The project Istanbul-Tehran-Islamabad (ITI) originally started in the year 2009, but was delayed till 2011 due to several reasons and negligence of previous governments. It was then that the project was suspended indefinitely but has been reintroduced and implemented by the current Pakistan Tehreek-e-Insaf government, The idea is to reduce travel time, as the ITI will be able to complete the course journey in 14-days. It will also be less costly and more effective than the sea routes.
In an interview, the Director General of the project, Amjad Ali said, ‘’It is a significant step towards regional connectivity which will unlock immense trade potential as the train is the cheapest mode of transportation in the world,’’
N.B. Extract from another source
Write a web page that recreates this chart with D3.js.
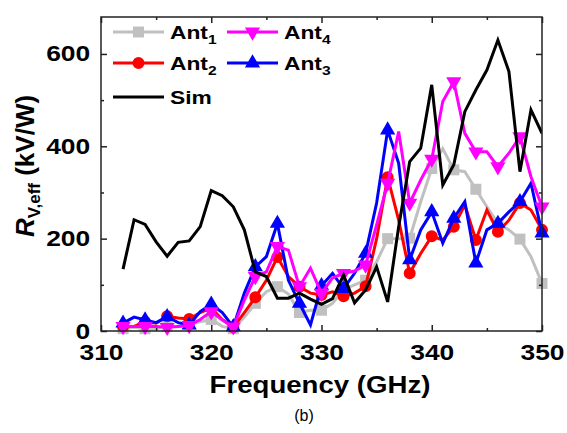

The ITI project train will have a capacity of maximum 80,000 tonnes. It will also cover a distance of 1,990 Kms inside of Pakistan, before crossing to the Taftan Border, connecting Iran. The train is also said to make two stops in Turkey – first in Ankara, where it will travel for 1,850 Kms, before reaching its final destination, Istanbul.
The Turkish Ambassador, Mustafa Yurdakul said that he had high hopes for the development of the project. He also mentioned that the aim is to stretch the train all over Europe rather than just stopping in Istanbul.
The Pakistani Ambassadors and officials said that “This is a highly encouraging development for the business community and offers Pakistan potential to earn $32m annually and this potential can be doubled if the corridor is connected to other railway stations in Sialkot, Faisalabad, Lahore, Karachi and Rohri to transport goods to Turkey, Europe and Central Asia from Pakistan.’’
PTI’s decision to restart this freight train is no doubt a good step in strengthening Pakistan economically, as well as, building good relations with the European countries. If all goes according to plan, the ITI will be the start of something bigger for Pakistan. And it undoubtedly seems like the Naya Pakistan we were promised!
We also hope that one day, the train will carry passengers as well. The idea of traveling through this passageway seems magnificent, and awe-inspiring. It would certainly fulfill the dreams of many Pakistanis, to be able to travel to Europe via train.